**Supplied information:**
::::::::

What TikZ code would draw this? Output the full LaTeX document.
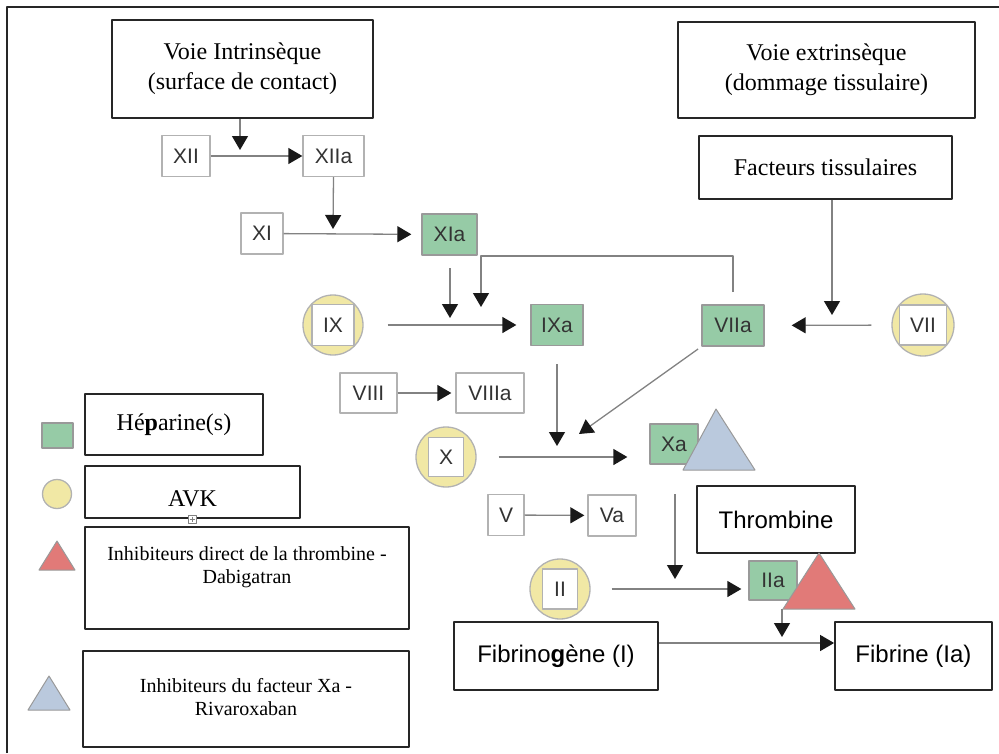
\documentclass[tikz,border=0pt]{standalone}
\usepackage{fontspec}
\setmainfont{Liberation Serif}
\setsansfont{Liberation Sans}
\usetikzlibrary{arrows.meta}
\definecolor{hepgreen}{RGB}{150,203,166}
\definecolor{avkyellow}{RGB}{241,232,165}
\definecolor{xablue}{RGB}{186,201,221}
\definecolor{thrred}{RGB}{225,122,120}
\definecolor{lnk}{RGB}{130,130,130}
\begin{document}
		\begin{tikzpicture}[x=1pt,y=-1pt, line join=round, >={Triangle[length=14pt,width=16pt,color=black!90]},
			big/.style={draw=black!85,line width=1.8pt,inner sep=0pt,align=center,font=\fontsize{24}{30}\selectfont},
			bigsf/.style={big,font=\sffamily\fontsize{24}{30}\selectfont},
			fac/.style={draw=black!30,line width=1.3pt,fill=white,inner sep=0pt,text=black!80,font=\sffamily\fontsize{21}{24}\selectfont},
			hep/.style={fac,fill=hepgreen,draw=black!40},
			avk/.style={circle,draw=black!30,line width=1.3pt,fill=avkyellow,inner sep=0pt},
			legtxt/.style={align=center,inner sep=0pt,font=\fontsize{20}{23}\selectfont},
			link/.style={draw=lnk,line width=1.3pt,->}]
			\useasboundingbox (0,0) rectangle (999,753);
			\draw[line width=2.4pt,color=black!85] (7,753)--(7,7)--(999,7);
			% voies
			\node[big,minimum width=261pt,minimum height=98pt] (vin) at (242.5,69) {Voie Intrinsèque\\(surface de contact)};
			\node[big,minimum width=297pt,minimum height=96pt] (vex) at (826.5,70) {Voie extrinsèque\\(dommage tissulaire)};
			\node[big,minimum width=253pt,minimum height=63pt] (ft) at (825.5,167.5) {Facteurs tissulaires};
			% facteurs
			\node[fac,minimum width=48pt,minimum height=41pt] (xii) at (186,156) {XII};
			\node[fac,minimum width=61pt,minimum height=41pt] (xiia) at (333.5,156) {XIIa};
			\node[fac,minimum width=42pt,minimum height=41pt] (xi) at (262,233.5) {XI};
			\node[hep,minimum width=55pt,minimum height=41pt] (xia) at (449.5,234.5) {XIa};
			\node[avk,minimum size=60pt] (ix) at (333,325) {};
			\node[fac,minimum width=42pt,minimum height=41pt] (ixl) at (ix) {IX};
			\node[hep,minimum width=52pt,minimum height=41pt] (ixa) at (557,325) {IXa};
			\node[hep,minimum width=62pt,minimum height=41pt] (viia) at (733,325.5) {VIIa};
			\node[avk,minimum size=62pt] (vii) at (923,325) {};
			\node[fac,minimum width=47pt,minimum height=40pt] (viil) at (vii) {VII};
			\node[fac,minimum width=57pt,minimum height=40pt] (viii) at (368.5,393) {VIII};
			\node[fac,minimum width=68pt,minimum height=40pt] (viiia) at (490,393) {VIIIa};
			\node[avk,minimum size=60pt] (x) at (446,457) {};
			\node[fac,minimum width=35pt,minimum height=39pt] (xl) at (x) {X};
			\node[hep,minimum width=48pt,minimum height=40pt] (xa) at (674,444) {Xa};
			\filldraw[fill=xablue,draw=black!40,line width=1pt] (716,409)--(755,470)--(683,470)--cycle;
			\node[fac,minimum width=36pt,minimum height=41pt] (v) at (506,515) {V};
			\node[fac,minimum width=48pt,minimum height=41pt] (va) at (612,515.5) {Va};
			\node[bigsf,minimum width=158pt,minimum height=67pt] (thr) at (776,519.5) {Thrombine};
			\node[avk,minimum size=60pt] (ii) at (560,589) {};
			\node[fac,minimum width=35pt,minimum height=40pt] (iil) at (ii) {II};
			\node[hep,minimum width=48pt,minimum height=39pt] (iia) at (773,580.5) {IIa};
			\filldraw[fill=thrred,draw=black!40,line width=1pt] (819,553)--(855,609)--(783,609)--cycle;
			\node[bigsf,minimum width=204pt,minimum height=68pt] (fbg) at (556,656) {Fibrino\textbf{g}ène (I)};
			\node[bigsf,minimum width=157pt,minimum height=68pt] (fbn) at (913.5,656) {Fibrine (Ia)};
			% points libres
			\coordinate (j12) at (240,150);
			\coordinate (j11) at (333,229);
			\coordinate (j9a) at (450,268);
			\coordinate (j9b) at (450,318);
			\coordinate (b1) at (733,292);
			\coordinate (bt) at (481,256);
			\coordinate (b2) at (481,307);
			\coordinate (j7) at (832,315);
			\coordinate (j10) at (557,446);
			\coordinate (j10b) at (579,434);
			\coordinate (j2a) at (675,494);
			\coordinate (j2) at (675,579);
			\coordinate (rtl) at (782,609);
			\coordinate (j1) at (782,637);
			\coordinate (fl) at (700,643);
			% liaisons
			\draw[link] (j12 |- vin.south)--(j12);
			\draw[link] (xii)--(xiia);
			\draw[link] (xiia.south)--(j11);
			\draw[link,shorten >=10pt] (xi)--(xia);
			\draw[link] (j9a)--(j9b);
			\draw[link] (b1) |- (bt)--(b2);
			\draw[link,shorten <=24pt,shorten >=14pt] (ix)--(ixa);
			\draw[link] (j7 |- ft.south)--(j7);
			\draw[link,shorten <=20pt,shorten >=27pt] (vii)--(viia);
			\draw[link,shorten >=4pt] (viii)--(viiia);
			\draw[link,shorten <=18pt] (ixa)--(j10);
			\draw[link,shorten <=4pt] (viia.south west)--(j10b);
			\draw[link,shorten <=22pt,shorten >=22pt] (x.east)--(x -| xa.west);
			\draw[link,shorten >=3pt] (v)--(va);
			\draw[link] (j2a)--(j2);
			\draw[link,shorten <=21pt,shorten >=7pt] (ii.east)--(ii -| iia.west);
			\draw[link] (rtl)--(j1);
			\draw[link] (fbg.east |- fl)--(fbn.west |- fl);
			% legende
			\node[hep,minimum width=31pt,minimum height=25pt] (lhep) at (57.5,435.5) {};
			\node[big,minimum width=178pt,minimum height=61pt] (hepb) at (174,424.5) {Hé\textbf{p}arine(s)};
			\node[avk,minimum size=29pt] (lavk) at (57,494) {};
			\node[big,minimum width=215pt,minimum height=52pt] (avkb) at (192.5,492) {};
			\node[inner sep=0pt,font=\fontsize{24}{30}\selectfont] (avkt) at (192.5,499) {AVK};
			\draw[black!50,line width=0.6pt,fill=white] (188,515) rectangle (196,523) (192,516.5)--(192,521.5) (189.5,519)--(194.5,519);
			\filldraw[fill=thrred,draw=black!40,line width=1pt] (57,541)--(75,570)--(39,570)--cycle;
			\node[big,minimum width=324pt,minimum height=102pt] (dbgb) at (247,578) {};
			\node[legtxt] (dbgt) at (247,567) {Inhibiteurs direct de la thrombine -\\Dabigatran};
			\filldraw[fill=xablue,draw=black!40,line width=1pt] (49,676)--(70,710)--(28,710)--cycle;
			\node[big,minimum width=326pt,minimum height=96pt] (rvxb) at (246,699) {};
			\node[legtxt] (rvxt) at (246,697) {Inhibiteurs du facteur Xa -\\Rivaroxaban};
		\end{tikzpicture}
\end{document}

::::::::

**Exercise task:**
Copy out the listing exactly as it stands, but not the pictures.

**Finished task:**
What TikZ code would draw this? Output the full LaTeX document.
\documentclass[tikz,border=0pt]{standalone}
\usepackage{fontspec}
\setmainfont{Liberation Serif}
\setsansfont{Liberation Sans}
\usetikzlibrary{arrows.meta}
\definecolor{hepgreen}{RGB}{150,203,166}
\definecolor{avkyellow}{RGB}{241,232,165}
\definecolor{xablue}{RGB}{186,201,221}
\definecolor{thrred}{RGB}{225,122,120}
\definecolor{lnk}{RGB}{130,130,130}
\begin{document}
		\begin{tikzpicture}[x=1pt,y=-1pt, line join=round, >={Triangle[length=14pt,width=16pt,color=black!90]},
			big/.style={draw=black!85,line width=1.8pt,inner sep=0pt,align=center,font=\fontsize{24}{30}\selectfont},
			bigsf/.style={big,font=\sffamily\fontsize{24}{30}\selectfont},
			fac/.style={draw=black!30,line width=1.3pt,fill=white,inner sep=0pt,text=black!80,font=\sffamily\fontsize{21}{24}\selectfont},
			hep/.style={fac,fill=hepgreen,draw=black!40},
			avk/.style={circle,draw=black!30,line width=1.3pt,fill=avkyellow,inner sep=0pt},
			legtxt/.style={align=center,inner sep=0pt,font=\fontsize{20}{23}\selectfont},
			link/.style={draw=lnk,line width=1.3pt,->}]
			\useasboundingbox (0,0) rectangle (999,753);
			\draw[line width=2.4pt,color=black!85] (7,753)--(7,7)--(999,7);
			% voies
			\node[big,minimum width=261pt,minimum height=98pt] (vin) at (242.5,69) {Voie Intrinsèque\\(surface de contact)};
			\node[big,minimum width=297pt,minimum height=96pt] (vex) at (826.5,70) {Voie extrinsèque\\(dommage tissulaire)};
			\node[big,minimum width=253pt,minimum height=63pt] (ft) at (825.5,167.5) {Facteurs tissulaires};
			% facteurs
			\node[fac,minimum width=48pt,minimum height=41pt] (xii) at (186,156) {XII};
			\node[fac,minimum width=61pt,minimum height=41pt] (xiia) at (333.5,156) {XIIa};
			\node[fac,minimum width=42pt,minimum height=41pt] (xi) at (262,233.5) {XI};
			\node[hep,minimum width=55pt,minimum height=41pt] (xia) at (449.5,234.5) {XIa};
			\node[avk,minimum size=60pt] (ix) at (333,325) {};
			\node[fac,minimum width=42pt,minimum height=41pt] (ixl) at (ix) {IX};
			\node[hep,minimum width=52pt,minimum height=41pt] (ixa) at (557,325) {IXa};
			\node[hep,minimum width=62pt,minimum height=41pt] (viia) at (733,325.5) {VIIa};
			\node[avk,minimum size=62pt] (vii) at (923,325) {};
			\node[fac,minimum width=47pt,minimum height=40pt] (viil) at (vii) {VII};
			\node[fac,minimum width=57pt,minimum height=40pt] (viii) at (368.5,393) {VIII};
			\node[fac,minimum width=68pt,minimum height=40pt] (viiia) at (490,393) {VIIIa};
			\node[avk,minimum size=60pt] (x) at (446,457) {};
			\node[fac,minimum width=35pt,minimum height=39pt] (xl) at (x) {X};
			\node[hep,minimum width=48pt,minimum height=40pt] (xa) at (674,444) {Xa};
			\filldraw[fill=xablue,draw=black!40,line width=1pt] (716,409)--(755,470)--(683,470)--cycle;
			\node[fac,minimum width=36pt,minimum height=41pt] (v) at (506,515) {V};
			\node[fac,minimum width=48pt,minimum height=41pt] (va) at (612,515.5) {Va};
			\node[bigsf,minimum width=158pt,minimum height=67pt] (thr) at (776,519.5) {Thrombine};
			\node[avk,minimum size=60pt] (ii) at (560,589) {};
			\node[fac,minimum width=35pt,minimum height=40pt] (iil) at (ii) {II};
			\node[hep,minimum width=48pt,minimum height=39pt] (iia) at (773,580.5) {IIa};
			\filldraw[fill=thrred,draw=black!40,line width=1pt] (819,553)--(855,609)--(783,609)--cycle;
			\node[bigsf,minimum width=204pt,minimum height=68pt] (fbg) at (556,656) {Fibrino\textbf{g}ène (I)};
			\node[bigsf,minimum width=157pt,minimum height=68pt] (fbn) at (913.5,656) {Fibrine (Ia)};
			% points libres
			\coordinate (j12) at (240,150);
			\coordinate (j11) at (333,229);
			\coordinate (j9a) at (450,268);
			\coordinate (j9b) at (450,318);
			\coordinate (b1) at (733,292);
			\coordinate (bt) at (481,256);
			\coordinate (b2) at (481,307);
			\coordinate (j7) at (832,315);
			\coordinate (j10) at (557,446);
			\coordinate (j10b) at (579,434);
			\coordinate (j2a) at (675,494);
			\coordinate (j2) at (675,579);
			\coordinate (rtl) at (782,609);
			\coordinate (j1) at (782,637);
			\coordinate (fl) at (700,643);
			% liaisons
			\draw[link] (j12 |- vin.south)--(j12);
			\draw[link] (xii)--(xiia);
			\draw[link] (xiia.south)--(j11);
			\draw[link,shorten >=10pt] (xi)--(xia);
			\draw[link] (j9a)--(j9b);
			\draw[link] (b1) |- (bt)--(b2);
			\draw[link,shorten <=24pt,shorten >=14pt] (ix)--(ixa);
			\draw[link] (j7 |- ft.south)--(j7);
			\draw[link,shorten <=20pt,shorten >=27pt] (vii)--(viia);
			\draw[link,shorten >=4pt] (viii)--(viiia);
			\draw[link,shorten <=18pt] (ixa)--(j10);
			\draw[link,shorten <=4pt] (viia.south west)--(j10b);
			\draw[link,shorten <=22pt,shorten >=22pt] (x.east)--(x -| xa.west);
			\draw[link,shorten >=3pt] (v)--(va);
			\draw[link] (j2a)--(j2);
			\draw[link,shorten <=21pt,shorten >=7pt] (ii.east)--(ii -| iia.west);
			\draw[link] (rtl)--(j1);
			\draw[link] (fbg.east |- fl)--(fbn.west |- fl);
			% legende
			\node[hep,minimum width=31pt,minimum height=25pt] (lhep) at (57.5,435.5) {};
			\node[big,minimum width=178pt,minimum height=61pt] (hepb) at (174,424.5) {Hé\textbf{p}arine(s)};
			\node[avk,minimum size=29pt] (lavk) at (57,494) {};
			\node[big,minimum width=215pt,minimum height=52pt] (avkb) at (192.5,492) {};
			\node[inner sep=0pt,font=\fontsize{24}{30}\selectfont] (avkt) at (192.5,499) {AVK};
			\draw[black!50,line width=0.6pt,fill=white] (188,515) rectangle (196,523) (192,516.5)--(192,521.5) (189.5,519)--(194.5,519);
			\filldraw[fill=thrred,draw=black!40,line width=1pt] (57,541)--(75,570)--(39,570)--cycle;
			\node[big,minimum width=324pt,minimum height=102pt] (dbgb) at (247,578) {};
			\node[legtxt] (dbgt) at (247,567) {Inhibiteurs direct de la thrombine -\\Dabigatran};
			\filldraw[fill=xablue,draw=black!40,line width=1pt] (49,676)--(70,710)--(28,710)--cycle;
			\node[big,minimum width=326pt,minimum height=96pt] (rvxb) at (246,699) {};
			\node[legtxt] (rvxt) at (246,697) {Inhibiteurs du facteur Xa -\\Rivaroxaban};
		\end{tikzpicture}
\end{document}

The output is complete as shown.